> WORK REQUIRED
Produce nothing but an exact copy of the lines from the one containing "Reproduce this chart" through the one containing "break_cap = 40.5", and do not carry over pictures.

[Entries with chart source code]
◆ ◆ ◆ ◆ ◆ ◆ ◆
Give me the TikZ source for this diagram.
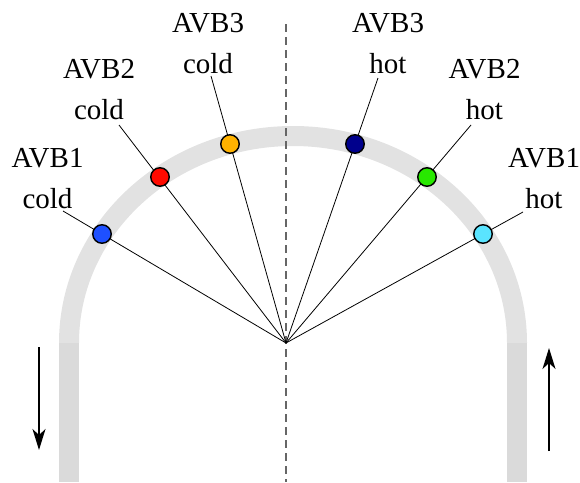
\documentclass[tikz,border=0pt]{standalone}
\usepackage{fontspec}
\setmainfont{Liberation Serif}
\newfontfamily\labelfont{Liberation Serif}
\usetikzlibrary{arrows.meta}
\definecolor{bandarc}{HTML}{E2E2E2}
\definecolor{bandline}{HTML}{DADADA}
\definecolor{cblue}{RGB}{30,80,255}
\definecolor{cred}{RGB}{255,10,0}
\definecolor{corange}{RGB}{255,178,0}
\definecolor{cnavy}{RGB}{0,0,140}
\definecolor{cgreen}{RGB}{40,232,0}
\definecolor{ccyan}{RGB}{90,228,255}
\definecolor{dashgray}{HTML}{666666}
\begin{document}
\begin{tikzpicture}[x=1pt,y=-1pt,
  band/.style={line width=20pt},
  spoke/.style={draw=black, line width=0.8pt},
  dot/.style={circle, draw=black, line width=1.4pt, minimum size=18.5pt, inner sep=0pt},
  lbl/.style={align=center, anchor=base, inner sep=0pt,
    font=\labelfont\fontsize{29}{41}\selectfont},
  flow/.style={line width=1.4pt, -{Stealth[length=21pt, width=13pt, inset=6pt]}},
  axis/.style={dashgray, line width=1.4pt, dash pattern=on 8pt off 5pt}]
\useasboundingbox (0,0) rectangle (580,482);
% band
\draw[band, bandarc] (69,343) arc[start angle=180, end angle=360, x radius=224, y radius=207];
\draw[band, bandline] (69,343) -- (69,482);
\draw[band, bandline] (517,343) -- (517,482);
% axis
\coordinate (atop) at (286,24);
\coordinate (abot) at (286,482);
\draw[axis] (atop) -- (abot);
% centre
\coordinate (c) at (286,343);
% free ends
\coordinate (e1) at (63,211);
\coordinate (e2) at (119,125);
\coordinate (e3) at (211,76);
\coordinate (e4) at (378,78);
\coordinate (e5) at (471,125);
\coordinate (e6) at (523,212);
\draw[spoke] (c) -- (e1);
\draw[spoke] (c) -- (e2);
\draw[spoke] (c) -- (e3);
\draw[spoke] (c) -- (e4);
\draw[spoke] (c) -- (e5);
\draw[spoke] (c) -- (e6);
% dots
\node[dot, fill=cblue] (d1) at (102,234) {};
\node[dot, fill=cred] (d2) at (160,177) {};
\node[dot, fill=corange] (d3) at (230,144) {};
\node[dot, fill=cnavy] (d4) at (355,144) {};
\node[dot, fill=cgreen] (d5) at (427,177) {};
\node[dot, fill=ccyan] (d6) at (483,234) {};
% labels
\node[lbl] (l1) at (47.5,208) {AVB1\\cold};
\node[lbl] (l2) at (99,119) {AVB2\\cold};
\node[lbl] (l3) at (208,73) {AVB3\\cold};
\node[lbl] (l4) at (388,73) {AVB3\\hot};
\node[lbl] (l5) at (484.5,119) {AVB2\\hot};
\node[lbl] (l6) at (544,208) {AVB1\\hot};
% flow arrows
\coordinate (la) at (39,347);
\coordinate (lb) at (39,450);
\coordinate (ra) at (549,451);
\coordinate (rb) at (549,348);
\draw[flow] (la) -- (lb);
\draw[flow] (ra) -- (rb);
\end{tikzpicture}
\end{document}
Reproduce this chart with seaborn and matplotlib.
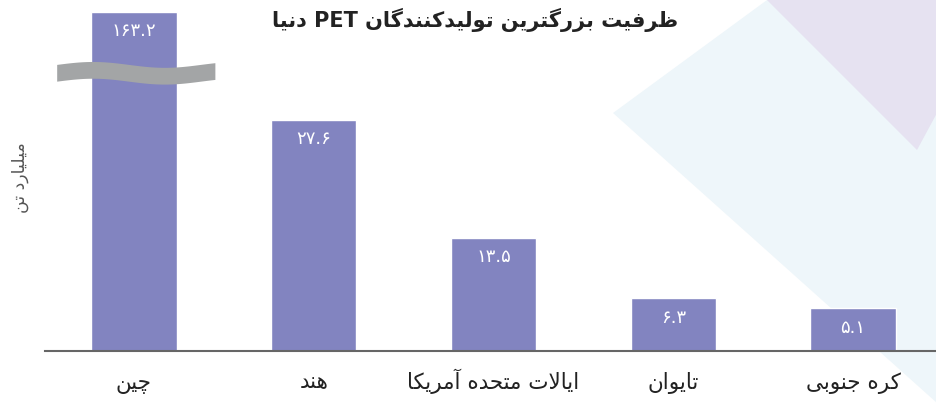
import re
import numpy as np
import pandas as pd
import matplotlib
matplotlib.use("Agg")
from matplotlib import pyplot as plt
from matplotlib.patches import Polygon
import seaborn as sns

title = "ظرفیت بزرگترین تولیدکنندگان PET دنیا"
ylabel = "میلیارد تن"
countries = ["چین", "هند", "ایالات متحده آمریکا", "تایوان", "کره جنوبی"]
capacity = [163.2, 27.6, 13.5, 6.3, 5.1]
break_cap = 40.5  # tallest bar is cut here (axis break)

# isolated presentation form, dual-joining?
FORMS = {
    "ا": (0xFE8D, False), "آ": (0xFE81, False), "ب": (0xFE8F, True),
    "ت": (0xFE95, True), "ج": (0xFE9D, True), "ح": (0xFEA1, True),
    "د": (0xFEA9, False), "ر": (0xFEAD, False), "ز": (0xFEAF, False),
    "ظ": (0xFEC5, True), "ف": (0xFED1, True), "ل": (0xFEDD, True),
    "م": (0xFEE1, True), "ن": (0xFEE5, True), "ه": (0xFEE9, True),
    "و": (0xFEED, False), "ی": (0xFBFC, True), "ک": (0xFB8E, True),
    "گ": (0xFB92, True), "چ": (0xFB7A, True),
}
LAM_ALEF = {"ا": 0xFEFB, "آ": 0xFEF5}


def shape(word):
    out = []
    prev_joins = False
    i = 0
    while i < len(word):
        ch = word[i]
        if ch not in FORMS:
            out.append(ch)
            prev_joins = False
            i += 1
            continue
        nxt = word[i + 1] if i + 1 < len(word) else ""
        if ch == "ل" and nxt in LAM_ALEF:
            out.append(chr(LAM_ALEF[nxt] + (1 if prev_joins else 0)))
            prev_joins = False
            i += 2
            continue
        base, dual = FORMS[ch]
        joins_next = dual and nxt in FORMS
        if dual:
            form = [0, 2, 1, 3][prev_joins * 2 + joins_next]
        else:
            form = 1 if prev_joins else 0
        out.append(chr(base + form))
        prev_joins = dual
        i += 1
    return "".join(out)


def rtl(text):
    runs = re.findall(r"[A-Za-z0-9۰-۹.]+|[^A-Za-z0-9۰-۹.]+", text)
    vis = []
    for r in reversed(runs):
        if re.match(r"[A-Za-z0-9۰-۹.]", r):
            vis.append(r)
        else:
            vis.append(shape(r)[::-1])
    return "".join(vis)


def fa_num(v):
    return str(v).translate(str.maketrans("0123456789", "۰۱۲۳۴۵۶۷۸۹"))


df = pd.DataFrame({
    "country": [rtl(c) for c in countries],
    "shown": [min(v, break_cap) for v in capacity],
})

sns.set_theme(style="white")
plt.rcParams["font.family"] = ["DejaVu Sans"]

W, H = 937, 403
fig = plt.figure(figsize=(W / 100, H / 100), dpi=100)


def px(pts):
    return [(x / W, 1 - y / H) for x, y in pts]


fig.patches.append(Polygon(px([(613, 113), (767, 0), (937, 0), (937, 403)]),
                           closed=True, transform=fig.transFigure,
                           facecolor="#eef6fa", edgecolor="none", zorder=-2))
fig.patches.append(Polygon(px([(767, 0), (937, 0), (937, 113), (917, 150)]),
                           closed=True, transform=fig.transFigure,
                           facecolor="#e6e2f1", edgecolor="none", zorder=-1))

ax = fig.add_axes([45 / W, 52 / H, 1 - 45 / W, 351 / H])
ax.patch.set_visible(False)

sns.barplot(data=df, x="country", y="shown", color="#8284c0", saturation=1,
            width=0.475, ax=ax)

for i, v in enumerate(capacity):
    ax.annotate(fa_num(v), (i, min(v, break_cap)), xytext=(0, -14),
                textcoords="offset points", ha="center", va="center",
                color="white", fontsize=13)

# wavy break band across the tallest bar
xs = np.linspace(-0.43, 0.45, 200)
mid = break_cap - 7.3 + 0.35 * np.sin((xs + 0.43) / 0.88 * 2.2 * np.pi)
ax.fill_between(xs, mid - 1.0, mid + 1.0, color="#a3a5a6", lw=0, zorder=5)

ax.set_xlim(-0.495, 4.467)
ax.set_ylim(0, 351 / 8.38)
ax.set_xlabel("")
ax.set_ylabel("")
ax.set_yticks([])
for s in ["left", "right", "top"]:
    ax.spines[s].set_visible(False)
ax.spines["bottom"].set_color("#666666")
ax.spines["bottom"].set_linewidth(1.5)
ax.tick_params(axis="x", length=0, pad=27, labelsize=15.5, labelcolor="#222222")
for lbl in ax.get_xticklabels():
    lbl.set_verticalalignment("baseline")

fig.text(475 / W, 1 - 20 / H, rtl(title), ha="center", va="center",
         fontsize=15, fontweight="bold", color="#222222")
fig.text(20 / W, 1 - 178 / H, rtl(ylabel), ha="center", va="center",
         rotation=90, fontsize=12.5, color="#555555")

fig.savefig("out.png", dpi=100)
◆ ◆ ◆ ◆ ◆ ◆ ◆
> OUTPUT
Reproduce this chart with seaborn and matplotlib.
import re
import numpy as np
import pandas as pd
import matplotlib
matplotlib.use("Agg")
from matplotlib import pyplot as plt
from matplotlib.patches import Polygon
import seaborn as sns

title = "ظرفیت بزرگترین تولیدکنندگان PET دنیا"
ylabel = "میلیارد تن"
countries = ["چین", "هند", "ایالات متحده آمریکا", "تایوان", "کره جنوبی"]
capacity = [163.2, 27.6, 13.5, 6.3, 5.1]
break_cap = 40.5  # tallest bar is cut here (axis break)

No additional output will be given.